Can any safeguards be included in the contract for the future should the two companies merge? There could be a perception that some sort of cartel was in operation in the background.

Mr Orr:

We could ask our legal advisers that question. I suspect that two big companies that are interested in competing for the contract would not sign a legal agreement that would bind their future business opportunities and that would restrict them from mergers, and so on. However, as I said, we can consider that issue with our legal advisers.

Mr McQuillan:

I am not referring to legal agreements. I am trying to find out whether any safeguards will be built into the contract should an investigation in three or four years’ time find that some sort of cartel had been in operation.

Mr Orr:

Absolutely. That would be extremely serious for the firms involved. Some investigations conducted by the Office of Fair Trading demonstrate how seriously collusive tendering is treated.

Mr McQuillan:

There was an issue about such practices in England recently. I fear that something similar could happen here.

The Deputy Chairperson:

David, thank you very much. Politicians are always advised not to answer hypothetical questions, but you have been faced with a few of them this morning. Although we are advised not to answer them, sometimes that does not stop us from asking them.
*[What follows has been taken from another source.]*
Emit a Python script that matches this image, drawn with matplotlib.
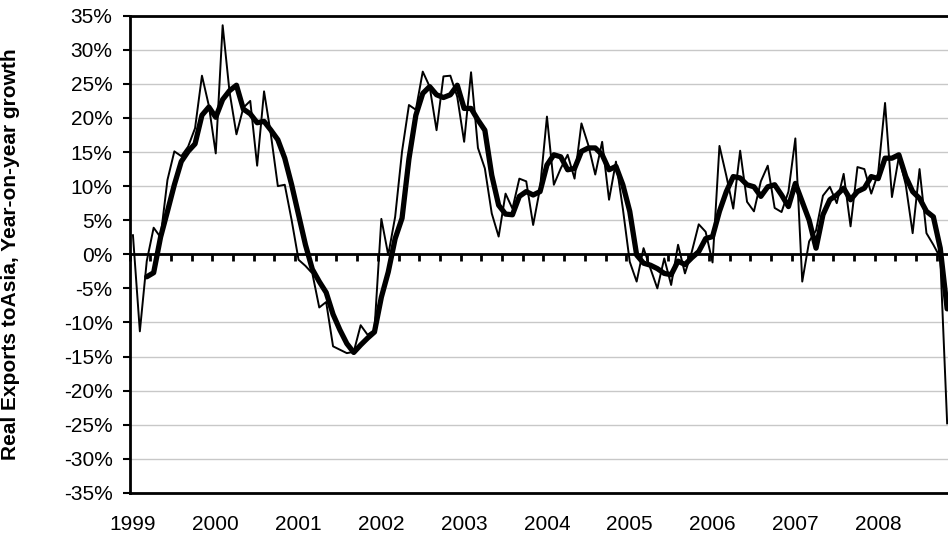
import numpy as np
import matplotlib
matplotlib.use("Agg")
import matplotlib.pyplot as plt

plt.rcParams['font.family'] = ['Liberation Sans', 'DejaVu Sans']

# monthly year-on-year growth, Jan 1999 .. Nov 2008 (%)
monthly = [2.8, -11.3, -1.0, 3.9, 2.5, 10.9, 15.1, 14.4, 15.8, 18.5, 26.2, 21.8,
           14.8, 33.6, 23.8, 17.6, 21.5, 22.5, 13.0, 23.9, 17.5, 10.0, 10.2, 5.0,
           -0.8, -1.7, -2.8, -7.8, -7.0, -13.5, -14.0, -14.5, -14.3, -10.4, -11.8, -11.1,
           5.2, -0.1, 5.5, 15.1, 21.9, 21.2, 26.8, 24.6, 18.2, 26.1, 26.2, 23.1,
           16.5, 26.7, 15.6, 12.6, 6.0, 2.6, 8.9, 6.7, 11.1, 10.7, 4.3, 9.7,
           20.2, 10.2, 12.6, 14.6, 11.1, 19.2, 16.0, 11.7, 16.5, 8.0, 13.6, 6.7,
           -1.1, -4.0, 0.9, -2.1, -5.0, -0.6, -4.5, 1.4, -2.8, 0.4, 4.4, 3.3,
           -1.2, 15.9, 11.5, 6.7, 15.2, 7.7, 6.3, 10.7, 13.0, 6.8, 6.2, 9.2,
           17.0, -4.0, 1.9, 3.5, 8.6, 9.9, 7.5, 11.8, 4.1, 12.8, 12.5, 8.9,
           11.9, 22.2, 8.4, 14.3, 10.2, 3.1, 12.5, 3.1, 1.4, -0.5, -24.8]

# smoothed series (thick line), starts Mar 1999
smooth_start = 2
smoothed = [-3.3, -2.7, 2.5, 6.3, 10.2, 13.6, 15.1, 16.2, 20.4, 21.6,
            20.1, 22.7, 24.0, 24.8, 21.3, 20.6, 19.3, 19.5, 18.2, 16.8, 14.1, 10.2,
            5.8, 1.4, -2.2, -4.0, -5.6, -8.8, -11.1, -13.1, -14.4, -13.3, -12.3, -11.4,
            -6.3, -2.6, 2.3, 5.3, 14.0, 20.4, 23.6, 24.6, 23.4, 23.0, 23.4, 24.8,
            21.4, 21.4, 19.7, 18.2, 11.6, 7.2, 5.9, 5.8, 8.5, 9.2, 8.7, 9.2,
            13.1, 14.6, 14.3, 12.4, 12.6, 15.1, 15.6, 15.6, 14.6, 12.4, 12.9, 10.2,
            6.3, -0.1, -1.3, -1.6, -2.1, -2.8, -3.0, -1.0, -1.5, -0.5, 0.4, 2.3,
            2.6, 6.3, 9.2, 11.4, 11.2, 10.2, 9.9, 8.5, 9.9, 10.2, 8.7, 7.0,
            10.4, 7.7, 5.0, 0.9, 5.8, 8.0, 8.7, 9.7, 8.0, 9.2, 9.7, 11.4,
            11.1, 14.1, 14.1, 14.6, 11.4, 9.2, 8.2, 6.3, 5.5, 0.9, -8.0]

years = ['1999', '2000', '2001', '2002', '2003', '2004', '2005', '2006', '2007', '2008']
n_months = 120

fig = plt.figure(figsize=(9.48, 5.37), dpi=100)
ax = fig.add_axes([129.5/948, 1 - 492.9/537, 828/948, (492.9 - 15.7)/537])

x1 = np.arange(len(monthly))
x2 = np.arange(smooth_start, smooth_start + len(smoothed))
ax.plot(x1, monthly, color='black', lw=1.4, solid_joinstyle='round', zorder=3)
ax.plot(x2, smoothed, color='black', lw=3.8, solid_joinstyle='round',
        solid_capstyle='round', zorder=4)

ax.set_xlim(-0.5, n_months - 0.5)
ax.set_ylim(-35, 35)
yt = np.arange(-35, 36, 5)
ax.set_yticks(yt)
ax.set_yticklabels([f'{v}%' for v in yt])
ax.yaxis.grid(True, color='#c8c8c8', lw=1)
ax.set_axisbelow(True)
ax.tick_params(axis='y', direction='out', length=4.8, width=1.5, pad=7.4, labelsize=15)

ax.set_xticks(np.arange(0, 12 * len(years), 12))
ax.set_xticklabels(years)
ax.tick_params(axis='x', length=0, pad=16, labelsize=15)

for s in ['left', 'top', 'bottom']:
    ax.spines[s].set_linewidth(2)
ax.spines['right'].set_visible(False)

# category axis crossing at zero, tick marks every quarter pointing down
ax.axhline(0, color='black', lw=2, zorder=2)
sec = ax.secondary_xaxis(0.5)
sec.set_xticks(np.arange(-0.5, n_months, 3))
sec.set_xticklabels([])
sec.tick_params(axis='x', direction='in', length=5.2, width=2)

ax.set_ylabel('Real Exports toAsia, Year-on-year growth', fontsize=15, fontweight='bold')
ax.yaxis.set_label_coords((20 - 129.5) / 828, 0.5)

fig.savefig('out.png', dpi=100)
Philip said that, although Workplace 2010 is a significant contract, it would not be a hugely significant contract to Trillium, given its overall size and scale. I am speculating, but is there any evidence that Workplace 2010 is having an influence on the bidding for Trillium, given the involvement of other companies? We are concentrating on two firms — one that is being bought, and another that is a potential buyer. We sometimes forget that two other firms are involved. If one of those firms obtains Trillium, there is no issue. However, will Workplace 2010 stimulate interest and make Trillium an attractive option? That may be far too hypothetical.

Mr P Irwin:

I would be speculating on the views of other commercial organisations and how they look at a business. Nevertheless, speculation in the press or any discussion about the sale of Trillium does not feature Workplace 2010 at all. The sale of Trillium is a big deal, and it is of interest to the financial world, but Workplace 2010 is just another contract on which the company is bidding. It is significant to us, and it is an important contract, but given the scale of the deal that is being talked about, Workplace 2010 does not feature particularly highly.

The Deputy Chairperson:

Members have raised some concerns about the competitiveness of our side of the deal. Are we aware of how competitive the bidding is for Trillium with Goldman Sachs, Charterhouse Capital Partners or the William Pears Group?

Mr Orr:

We are aware only from what we read in the press. I can repeat that speculation if you wish. Concern has been expressed that Land Securities will not receive bids at the level for which it is hoping. That is pure speculation, however, and I have no inside knowledge whatsoever of those commercial aspects.

The Deputy Chairperson:

Thank you very much for your presentation and your evidence. I will now draw this section of proceedings to a close. The Committee may submit further questions to you for a written response.